BUSSED IN Atascadero Unified School District middle school students who live in the California Valley take the bus to and from Atascadero Middle School, something one local is hoping to change with a lawsuit against the district. Credit: FILE PHOTO BY CAMILLIA LANHAM

The Atascadero Unified School District (AUSD) suspended its plans to discuss solutions for California Valley middle school students commuting 50-plus miles to school, thanks to a recent lawsuit filed by a Carrisa Plains Elementary School graduate. 

“The district recommends the board consider pausing discussion regarding Carrisa Plains’ ACE program,” AUSD Superintendent Tom Bennett said during the Sept. 16 school board meeting. “As a result of uncertainty surrounding this litigation, it is prudent to pause next steps on a new program so that the court process may play out.”

During the school board’s Aug. 19 meeting, it approved looking at a pilot program that could offer students in sixth, seventh, and eighth grade the ability to access Atascadero Choices in Education (ACE) at Carrisa Plains Elementary School. Students participating in the independent study program would use ACE’s online curriculum and be able to complete schoolwork on campus with the support of Carrisa Plains teachers and staff.

Bennett asked the board to pull a study session on the issue from the Sept. 16 meeting agenda due to Gregory Nelson’s lawsuit against the district, which was filed on Aug. 26.

Nelson, who graduated from Carrisa Plains in 1988 and Atascadero High School in 1992, is requesting (among other things) an injunction that would force Atascadero Unified to reopen Carrisa Plains school to junior high students. In his 444-page petition, Nelson accuses the school board of violating the Brown Act and lists alleged issues dating back to 2008, when the district first discussed removing seventh and eighth grade from Carrisa Plains, calling the district’s “characterization of ‘community engagement’” “misleading.” 

Carissa Plains now serves K-5 students, with rural students in sixth grade and up bused to Atascadero middle and high schools. Parents raised the issue at school board meetings in April and May, asking the district to hire a new teacher for Carrisa Plains who could support students until high school. In May, the district said there weren’t enough students to justify the expense of a new teacher. 

Without an attorney, Nelson filed the lawsuit on his own. He told New Times that he wasn’t able to comment on the legal proceedings just yet. 
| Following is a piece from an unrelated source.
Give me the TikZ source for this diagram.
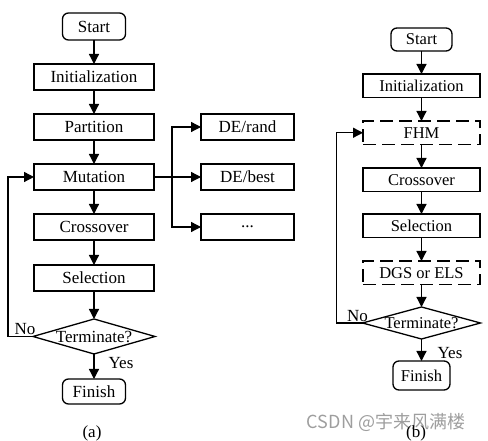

The school district’s attorneys have asked the court to throw out several documents Nelson submitted as part of his case against the district, stating that they weren’t filed in accordance with the court’s legal standards. 

Superintendent Bennett didn’t respond New Times questions before press time.

In a recent ruling denying Nelson’s request for a judicial determination that the school district board never took “lawful action” to reconfigure Carrisa Plains’ grade span and to bar the district from saying so in official records, communications, and litigation filings, SLO County Superior Court Judge Michael Kelley said that Nelson had “filed a plethora of confusing pleadings.” 

“In light of the potential serious defects in petitioner’s claim on the merits, … the court is denying the request,” Kelley wrote.